▶ Aim of the exercise
Leave out all pictures and return, exactly as written, the lines from the line containing "Recreate this image" to the line containing "from matplotlib.ticker import", both ends kept.

▶ Material provided
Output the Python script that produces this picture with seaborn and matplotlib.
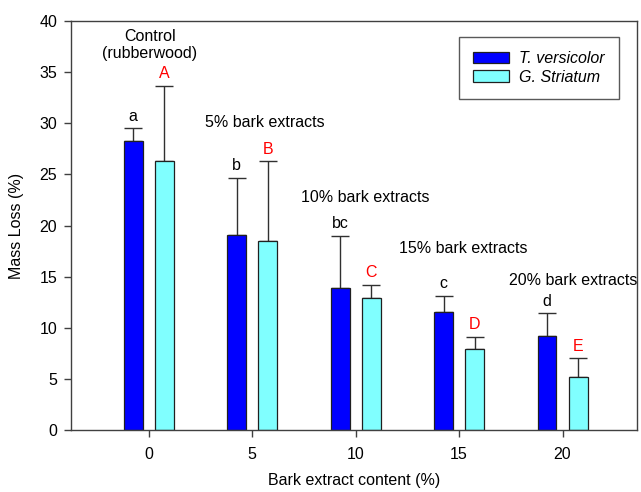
import numpy as np
import pandas as pd
import matplotlib
matplotlib.use("Agg")
import matplotlib.pyplot as plt
import seaborn as sns

# Data
content = [0, 5, 10, 15, 20]
tv_loss = [28.3, 19.1, 13.9, 11.5, 9.2]
tv_err = [1.2, 5.6, 5.1, 1.6, 2.2]
gs_loss = [26.3, 18.5, 12.9, 7.9, 5.2]
gs_err = [7.4, 7.8, 1.3, 1.2, 1.8]
tv_letters = ["a", "b", "bc", "c", "d"]
gs_letters = ["A", "B", "C", "D", "E"]
group_labels = ["Control\n(rubberwood)", "5% bark extracts", "10% bark extracts",
                "15% bark extracts", "20% bark extracts"]
species = ["T. versicolor", "G. Striatum"]

df = pd.DataFrame({
    "content": content * 2,
    "loss": tv_loss + gs_loss,
    "species": [species[0]] * 5 + [species[1]] * 5,
})

sns.set_theme(style="ticks")
plt.rcParams["font.family"] = ["Liberation Sans", "DejaVu Sans"]
plt.rcParams["font.size"] = 11.5
plt.rcParams["text.color"] = "black"
plt.rcParams["axes.labelcolor"] = "black"
plt.rcParams["xtick.labelcolor"] = "black"
plt.rcParams["ytick.labelcolor"] = "black"

fig = plt.figure(figsize=(6.41, 4.92), dpi=100)
ax = fig.add_axes([0.1108, 0.126, 0.883, 0.831])

sns.barplot(data=df, x="content", y="loss", hue="species", native_scale=True,
            width=0.6, gap=0.39, palette=["#0000FF", "#80FFFF"], saturation=1,
            edgecolor="#202020", linewidth=0.9, errorbar=None, ax=ax, zorder=2)

# error bars (upper only) + significance letters
for cont, loss, err, letters, col in zip(ax.containers, [tv_loss, gs_loss], [tv_err, gs_err],
                                        [tv_letters, gs_letters], ["black", "red"]):
    xs = [b.get_x() + b.get_width() / 2 for b in cont]
    ax.errorbar(xs, loss, yerr=[np.zeros(len(err)), err], fmt="none",
                ecolor="#303030", elinewidth=1.0, capsize=6.5, capthick=1.0, zorder=1)
    for x, l, e, t in zip(xs, loss, err, letters):
        ax.text(x, l + e + 0.75, t, ha="center", va="baseline", color=col, fontsize=11.5)

# group labels
ax.text(0.05, 37.7, group_labels[0], ha="center", va="center", linespacing=1.15)
label_pos = [(2.72, 30.1), (7.34, 22.7), (12.09, 17.8), (17.4, 14.6)]
for (x, y), t in zip(label_pos, group_labels[1:]):
    ax.text(x, y, t, ha="left", va="center")

ax.set_xlim(-3.75, 23.6)
ax.set_ylim(0, 40)
ax.set_xticks(content)
ax.set_xticklabels([str(c) for c in content])
ax.set_yticks(np.arange(0, 41, 5))
ax.set_xlabel("Bark extract content (%)", fontsize=11.5, labelpad=8.5)
ax.set_ylabel("Mass Loss (%)", fontsize=11.5, labelpad=11)
ax.tick_params(direction="out", length=5, width=1, color="#404040",
               labelsize=11.5, pad=5)
ax.tick_params(axis="x", pad=7)
for s in ax.spines.values():
    s.set_visible(True)
    s.set_color("#404040")
    s.set_linewidth(1.0)

handles = list(ax.containers[:2])
leg = ax.legend(handles, species, loc="upper right", bbox_to_anchor=(0.968, 0.961),
                borderaxespad=0, frameon=True, fancybox=False, shadow=False,
                handlelength=2.25, handleheight=0.7, handletextpad=0.6,
                labelspacing=0.2, borderpad=0.9, fontsize=11.5)
leg.get_frame().set_edgecolor("#303030")
leg.get_frame().set_linewidth(1.0)
for t in leg.get_texts():
    t.set_fontstyle("italic")

fig.savefig("out.png", dpi=100)
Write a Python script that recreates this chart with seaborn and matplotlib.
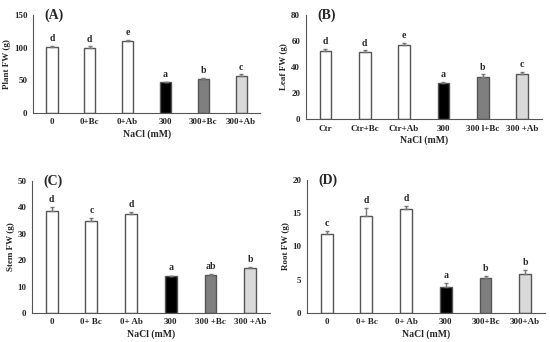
import numpy as np
import pandas as pd
import matplotlib
matplotlib.use('Agg')
import matplotlib.pyplot as plt
import seaborn as sns

# ---- data ----
labels_a = ['0', '0+Bc', '0+Ab', '300', '300+Bc', '300+Ab']
plant_fw = [101, 100, 110, 47, 52, 56]
plant_err = [2.0, 2.5, 2.0, 1.0, 2.0, 3.0]
plant_letters = ['d', 'd', 'e', 'a', 'b', 'c']

labels_b = ['Ctr', 'Ctr+Bc', 'Ctr+Ab', '300', '300 l+Bc', '300 +Ab']
leaf_fw = [52, 51.5, 57, 28, 32.5, 35]
leaf_err = [2.0, 1.5, 1.5, 0.5, 2.0, 1.5]
leaf_letters = ['d', 'd', 'e', 'a', 'b', 'c']

labels_c = ['0', '0+ Bc', '0+ Ab', '300', '300 +Bc', '300 +Ab']
stem_fw = [38.5, 34.7, 37.3, 13.8, 14.4, 17.0]
stem_err = [1.5, 1.2, 1.0, 0.3, 0.2, 0.4]
stem_letters = ['d', 'c', 'd', 'a', 'ab', 'b']

labels_d = ['0', '0+ Bc', '0+ Ab', '300', '300+Bc', '300+Ab']
root_fw = [11.8, 14.6, 15.6, 3.9, 5.3, 5.8]
root_err = [0.5, 1.1, 0.4, 0.6, 0.2, 0.6]
root_letters = ['c', 'd', 'd', 'a', 'b', 'b']

bar_colors = ['white', 'white', 'white', 'black', '#7f7f7f', '#d9d9d9']

sns.set_style('white')
plt.rcParams['font.family'] = ['Liberation Serif', 'DejaVu Serif']
plt.rcParams['font.weight'] = 'bold'


def draw_panel(ax, labels, values, errs, letters, ylabel, ymax, ystep, tag):
    df = pd.DataFrame({'group': labels, 'fw': values})
    sns.barplot(data=df, x='group', y='fw', hue='group', palette=bar_colors,
                order=labels, hue_order=labels, legend=False, width=0.3,
                edgecolor='#555555', linewidth=1.0, ax=ax)
    x = np.arange(len(labels))
    ax.errorbar(x, values, yerr=[np.zeros(len(errs)), errs], fmt='none',
                ecolor='#777777', elinewidth=1.0, capsize=1.5, capthick=1.0)
    for xi, v, e, t in zip(x, values, errs, letters):
        ax.text(xi, v + e + ymax * 0.025, t, ha='center', va='bottom',
                fontsize=7, fontweight='bold')
    ax.set_ylim(0, ymax)
    ax.set_xlim(-0.5, len(labels) - 0.5)
    ax.set_yticks(np.arange(0, ymax + 0.1, ystep))
    ax.set_ylabel(ylabel, fontsize=6.5, fontweight='bold', labelpad=2)
    ax.set_xlabel('NaCl (mM)', fontsize=7, fontweight='bold', labelpad=2)
    ax.set_xticks(x)
    ax.set_xticklabels(labels)
    ax.set_xticks(np.arange(-0.5, len(labels)), minor=True)
    ax.tick_params(axis='x', which='major', length=0, labelsize=6.5, pad=4)
    ax.tick_params(axis='x', which='minor', length=2, width=0.8,
                   color='#555555', direction='out')
    ax.tick_params(axis='y', length=2, width=0.8, labelsize=6.5, pad=2,
                   color='#555555', direction='out')
    for lab in ax.get_xticklabels() + ax.get_yticklabels():
        lab.set_fontweight('bold')
    sns.despine(ax=ax)
    for side in ['left', 'bottom']:
        ax.spines[side].set_color('#555555')
        ax.spines[side].set_linewidth(0.8)
    ax.text(0.05, 1.0, tag, transform=ax.transAxes, ha='left', va='center',
            fontsize=10, fontweight='bold')


fig = plt.figure(figsize=(5.5, 3.42), dpi=100)
ax_a = fig.add_axes([0.060, 0.670, 0.413, 0.286])
ax_b = fig.add_axes([0.556, 0.652, 0.429, 0.304])
ax_c = fig.add_axes([0.058, 0.085, 0.433, 0.386])
ax_d = fig.add_axes([0.558, 0.085, 0.433, 0.389])

draw_panel(ax_a, labels_a, plant_fw, plant_err, plant_letters,
           'Plant FW (g)', 150, 50, '(A)')
draw_panel(ax_b, labels_b, leaf_fw, leaf_err, leaf_letters,
           'Leaf FW (g)', 80, 20, '(B)')
draw_panel(ax_c, labels_c, stem_fw, stem_err, stem_letters,
           'Stem FW (g)', 50, 10, '(C)')
draw_panel(ax_d, labels_d, root_fw, root_err, root_letters,
           'Root FW (g)', 20, 5, '(D)')

fig.savefig('out.png', dpi=100)
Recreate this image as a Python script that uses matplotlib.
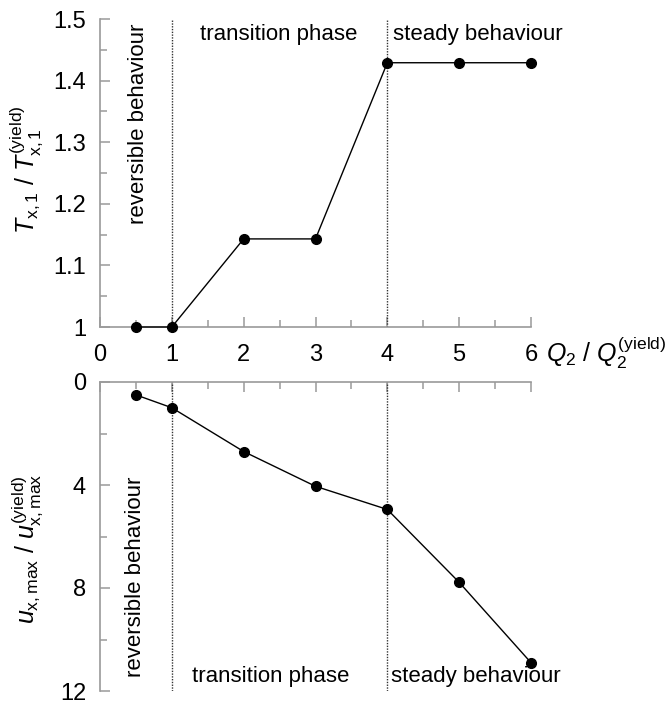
import matplotlib
matplotlib.use('Agg')
import matplotlib.pyplot as plt
from matplotlib.ticker import MultipleLocator, FuncFormatter

# load ratio Q2 / Q2(yield)
q_ratio = [0.5, 1, 2, 3, 4, 5, 6]
# shear force ratio T_x,1 / T_x,1(yield)
t_ratio = [1.0, 1.0, 1.143, 1.143, 1.429, 1.429, 1.429]
# max displacement ratio u_x,max / u_x,max(yield)
u_ratio = [0.5, 1.0, 2.7, 4.05, 4.95, 7.78, 10.9]
# phase boundaries
phase_bounds = [1, 4]

plt.rcParams['font.family'] = ['Liberation Sans', 'DejaVu Sans']
plt.rcParams['mathtext.fontset'] = 'custom'
plt.rcParams['mathtext.rm'] = 'Liberation Sans'
plt.rcParams['mathtext.it'] = 'Liberation Sans:italic'
plt.rcParams['font.size'] = 16
plt.rcParams['xtick.labelsize'] = 17
plt.rcParams['ytick.labelsize'] = 17

W, H = 670, 703
fig = plt.figure(figsize=(W / 100, H / 100), dpi=100)

def px(left, top, right, bottom):
    return [left / W, 1 - bottom / H, (right - left) / W, (bottom - top) / H]

ax1 = fig.add_axes(px(100, 19, 531, 327))
ax2 = fig.add_axes(px(100, 382, 531, 691))

spine_col = '#9a9a9a'

def style(ax, side):
    for s in ['top', 'bottom', 'left', 'right']:
        ax.spines[s].set_visible(False)
    for s in ['left', side]:
        ax.spines[s].set_visible(True)
        ax.spines[s].set_color(spine_col)
        ax.spines[s].set_linewidth(1.2)
    ax.tick_params(which='both', direction='in', color=spine_col, width=1.1)
    ax.tick_params(which='major', length=7)
    ax.tick_params(which='minor', length=5)
    ax.set_xlim(0, 6)
    ax.xaxis.set_major_locator(MultipleLocator(1))
    ax.xaxis.set_minor_locator(MultipleLocator(0.5))

def phases(ax):
    for b in phase_bounds:
        ax.axvline(b, color='#333333', lw=1, ls=(0, (1, 1)), zorder=2)

# upper panel
style(ax1, 'bottom')
ax1.set_ylim(1, 1.5)
ax1.yaxis.set_major_locator(MultipleLocator(0.1))
ax1.yaxis.set_minor_locator(MultipleLocator(0.05))
ax1.yaxis.set_major_formatter(FuncFormatter(lambda v, p: '1' if abs(v - 1) < 1e-9 else f'{v:.1f}'))
ax1.tick_params(axis='y', pad=10)
ax1.tick_params(axis='x', pad=12)
ax1.plot(q_ratio, t_ratio, color='black', lw=1, marker='o', ms=7, clip_on=False, zorder=3)
phases(ax1)
ax1.text(0.53, 1.492, 'reversible behaviour', rotation=90, ha='center', va='top')
ax1.text(1.39, 1.466, 'transition phase', ha='left', va='baseline')
ax1.text(4.08, 1.466, 'steady behaviour', ha='left', va='baseline')
ax1.set_ylabel(r'$T_{\mathrm{x,1}}$ / $T_{\mathrm{x,1}}^{\mathrm{(yield)}}$', fontsize=18)
ax1.yaxis.set_label_coords(-0.128, 0.51)

# lower panel
style(ax2, 'top')
ax2.set_ylim(12, 0)
ax2.yaxis.set_major_locator(MultipleLocator(4))
ax2.yaxis.set_minor_locator(MultipleLocator(2))
ax2.tick_params(axis='x', labelbottom=False, bottom=False, top=True, which='both')
ax2.tick_params(axis='y', pad=10)
ax2.plot(q_ratio, u_ratio, color='black', lw=1, marker='o', ms=7, clip_on=False, zorder=3)
phases(ax2)
ax2.text(0.5, 11.45, 'reversible behaviour', rotation=90, ha='center', va='bottom')
ax2.text(1.28, 11.64, 'transition phase', ha='left', va='baseline')
ax2.text(4.05, 11.64, 'steady behaviour', ha='left', va='baseline')
ax2.set_ylabel(r'$u_{\mathrm{x,max}}$ / $u_{\mathrm{x,max}}^{\mathrm{(yield)}}$', fontsize=18)
ax2.yaxis.set_label_coords(-0.128, 0.46)

fig.text(546 / W, 1 - 362 / H, r'$Q_2$ / $Q_2^{\mathrm{(yield)}}$', fontsize=18, ha='left', va='baseline')

fig.savefig('out.png', dpi=100)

▶ Solution below
Recreate this image as a Python script that uses matplotlib.
import matplotlib
matplotlib.use('Agg')
import matplotlib.pyplot as plt
from matplotlib.ticker import MultipleLocator, FuncFormatter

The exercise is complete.